Islamabad, 23 May 2025: Budget 2025-26 is shaping up to be a pivotal financial roadmap, as the federal government evaluates fresh taxation strategies that could bring in approximately Rs. 600 billion.
These potential revenue measures are being aligned with commitments made to international lenders and domestic fiscal goals.
Digital Earnings in the Tax Net
As part of Budget 2025-26, authorities are reportedly planning to impose a 3.5 percent tax on income generated through digital platforms such as YouTube and TikTok.
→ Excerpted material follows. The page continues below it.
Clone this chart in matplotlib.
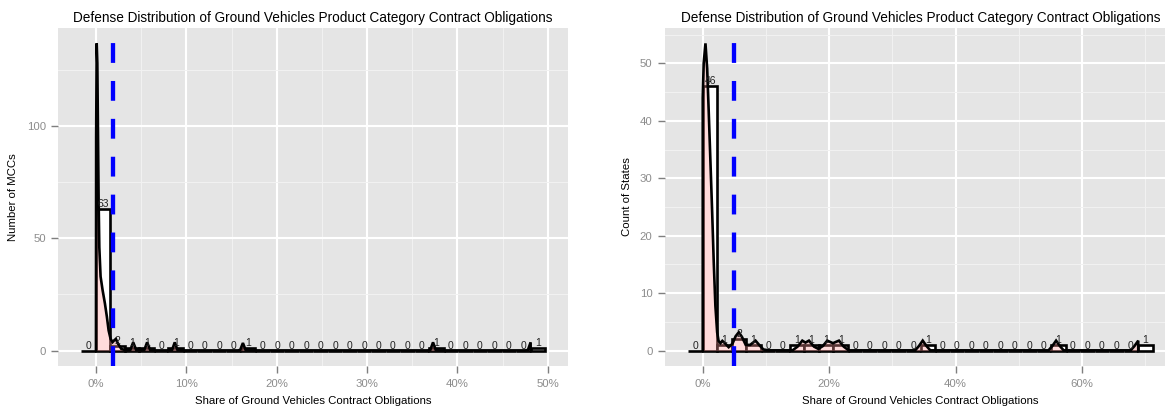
import numpy as np
import matplotlib
matplotlib.use('Agg')
import matplotlib.pyplot as plt

plt.rcParams['font.family'] = ['Liberation Sans', 'DejaVu Sans']

title = "Defense Distribution of Ground Vehicles Product Category Contract Obligations"
xlabel = "Share of Ground Vehicles Contract Obligations"

# ---- Left panel: MCCs ----
mcc_counts = [0, 63, 2, 1, 1, 0, 1, 0, 0, 0, 0, 1, 0, 0, 0, 0, 0, 0, 0, 0, 0, 0,
              0, 0, 1, 0, 0, 0, 0, 0, 0, 1]
mcc_max_share = 48.1          # percent, largest observation
mcc_ref_line = 1.9            # percent, dashed blue line
mcc_dens_x = [0.0, 0.02, 0.08, 0.15, 0.22, 0.29, 0.37, 0.51, 0.73, 0.99, 1.21, 1.40,
              1.62, 1.84, 2.0, 2.2, 2.45, 2.8, 3.3, 3.8, 4.12, 4.45, 5.0, 5.35, 5.66,
              6.0, 6.6, 8.0, 8.42, 8.72, 9.02, 9.6, 15.7, 15.96, 16.26, 16.56, 16.9,
              36.7, 37.0, 37.3, 37.6, 37.9, 47.5, 47.8, 48.1, 48.1]
mcc_dens_y = [0, 95, 136.8, 128, 98, 68, 46, 33, 27, 21, 15, 9, 5.2, 3.8, 4.5, 5.2,
              3.0, 0.8, 0.15, 0.3, 3.7, 0.3, 0.15, 0.3, 3.7, 0.3, 0.1, 0.1, 0.3, 3.7,
              0.3, 0.1, 0.1, 0.3, 3.4, 0.3, 0.1, 0.1, 0.3, 3.7, 0.3, 0.1, 0.1, 0.3,
              3.7, 0]

# ---- Right panel: States ----
state_counts = [0, 46, 1, 2, 1, 0, 0, 1, 1, 1, 1, 0, 0, 0, 0, 0, 1, 0, 0, 0, 0, 0,
                0, 0, 0, 1, 0, 0, 0, 0, 0, 1]
state_max_share = 68.9
state_ref_line = 4.95
state_dens_x = [0.0, 0.0, 0.15, 0.43, 0.7, 0.95, 1.22, 1.49, 1.74, 2.0, 2.28, 2.5,
                2.8, 3.1, 3.5, 4.1, 4.7, 5.2, 5.7, 6.2, 6.8, 7.5, 8.35, 9.0, 9.6,
                10.5, 14.2, 15.0, 15.75, 16.25, 16.8, 17.6, 18.3, 19.0, 19.7, 20.6,
                21.55, 22.3, 23.1, 33.6, 34.2, 34.8, 35.4, 36.0, 54.7, 55.3, 55.9,
                56.5, 57.1, 67.7, 68.3, 68.9, 68.9]
state_dens_y = [0, 44, 50, 53.5, 49.1, 41.5, 32.8, 24.1, 15.4, 7.8, 3.2, 1.7,
                1.3, 1.7, 1.3, 0.6, 1.2, 2.5, 3.2, 2.4, 1.0, 1.0, 1.74, 0.9, 0.2,
                0.05, 0.05, 0.7, 1.74, 1.4, 1.74, 0.7, 0.3, 0.8, 1.74, 1.3,
                1.74, 0.7, 0.05, 0.05, 0.8, 1.74, 0.8, 0.05, 0.05, 0.8, 1.74,
                0.8, 0.05, 0.05, 0.8, 1.74, 0]

W, H = 1165, 412
fig = plt.figure(figsize=(W / 100, H / 100), dpi=100)
top_px, bot_px = 28, 366
ax1 = fig.add_axes([58.3 / W, (H - bot_px) / H, 510 / W, (bot_px - top_px) / H])
ax2 = fig.add_axes([665 / W, (H - bot_px) / H, 511 / W, (bot_px - top_px) / H])


def pct(v, _pos=None):
    return f"{v:.0f}%"


def draw(ax, counts, max_share, dx, dy, vline, xmaj, xmin, ymaj, ymin):
    ax.set_facecolor('#E5E5E5')
    for s in ax.spines.values():
        s.set_visible(False)
    w = max_share / 30.0
    n = len(counts)
    centers = (np.arange(n) - 0.5) * w
    ax.bar(centers, counts, width=w, color='white', edgecolor='black', lw=1.9, zorder=2)
    ax.fill_between(dx, dy, 0, color='#FF9999', alpha=0.35, lw=0, zorder=3)
    ax.plot(dx, dy, color='black', lw=1.9, zorder=4, solid_joinstyle='miter')
    for c, k in zip(centers, counts):
        ax.text(c, k, str(k), ha='center', va='bottom', fontsize=7.5,
                color='#222222', zorder=5)
    ax.axvline(vline, color='#0000FF', lw=3.1, ls=(0, (4.6, 4.2)), zorder=6)
    lo, hi = -w, (n - 1) * w
    span = hi - lo
    ax.set_xlim(lo - 0.05 * span, hi + 0.05 * span)
    ymax = max(dy)
    ax.set_ylim(-0.05 * ymax, 1.05 * ymax)
    ax.set_xticks(xmaj)
    ax.set_xticks(xmin, minor=True)
    ax.set_yticks(ymaj)
    ax.set_yticks(ymin, minor=True)
    ax.xaxis.set_major_formatter(pct)
    ax.grid(which='major', color='white', lw=1.5)
    ax.grid(which='minor', color='#F2F2F2', lw=0.7)
    ax.set_axisbelow(True)
    ax.tick_params(which='major', direction='out', length=5, width=1.0,
                   color='#7F7F7F', labelcolor='#8C8C8C', labelsize=8.2)
    ax.tick_params(axis='x', which='major', pad=4.5)
    ax.tick_params(axis='y', which='major', pad=4)
    ax.tick_params(which='minor', length=0)


draw(ax1, mcc_counts, mcc_max_share, mcc_dens_x, mcc_dens_y, mcc_ref_line,
     [0, 10, 20, 30, 40, 50], [5, 15, 25, 35, 45], [0, 50, 100], [25, 75, 125])
draw(ax2, state_counts, state_max_share, state_dens_x, state_dens_y, state_ref_line,
     [0, 20, 40, 60], [10, 30, 50, 70], [0, 10, 20, 30, 40, 50],
     [5, 15, 25, 35, 45, 55])

for cx in (313.2, 920.5):
    fig.text(cx / W, 1 - 18 / H, title, ha='center', va='center', fontsize=9.8)
    fig.text(cx / W, 1 - 401 / H, xlabel, ha='center', va='center', fontsize=8.2)
ymid = 1 - (top_px + bot_px) / 2 / H
fig.text(13 / W, ymid, "Number of MCCs", rotation=90, ha='center', va='center', fontsize=8.2)
fig.text(626.7 / W, ymid, "Count of States", rotation=90, ha='center', va='center', fontsize=8.2)

fig.savefig('out.png', dpi=100)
Estimates suggest this move could contribute Rs. 52.5 billion to the national treasury.
A similar policy is being explored for high-value pensioners, where a 2.5 to 5 percent tax on pensions exceeding Rs. 400,000 monthly is under review. Given the rising cost of pension payouts already at Rs. 673 billion and projected to reach Rs. 1 trillion this measure could fetch Rs. 20–40 billion.
Consumer Goods and GST Adjustments
In Budget 2025-26, adjustments to the general sales tax (GST) on select consumer items are likely. These changes would tie GST rates to real market prices based on data from the Pakistan Bureau of Statistics.
For instance, GST on sugar is currently assessed at Rs. 72.22 per kilogram, whereas the retail price has soared to Rs. 150. Revising the GST baseline could result in an additional Rs. 70–80 billion in tax revenue.
Excise Duties and Energy Levies
Processed food items like snacks and biscuits may face a 20 percent hike in excise duty, with a broader aim of reaching 50 percent by 2029. Similar increases are anticipated in the cigarette sector.
Additionally, a carbon tax through a Rs. 5 per litre increase in petroleum levies including on diesel and furnace oil is under consideration, which could yield Rs. 35–80 billion, depending on the final rate.
Expanding the Tax Base
To eliminate tax evasion, the government has moved to abolish the non-filer category, potentially prohibiting such individuals from buying vehicles and real estate.
Amendments under Section 114C of the Income Tax Ordinance are expected to support this effort. Retailers may also see higher advance tax requirements, helping meet the IMF’s Rs. 295 billion target by December 2025.
The IMF has further advised a 5 percent excise duty on fertilisers and pesticides, which could generate over Rs. 30 billion, underscoring the aggressive revenue drive under Budget 2025-26.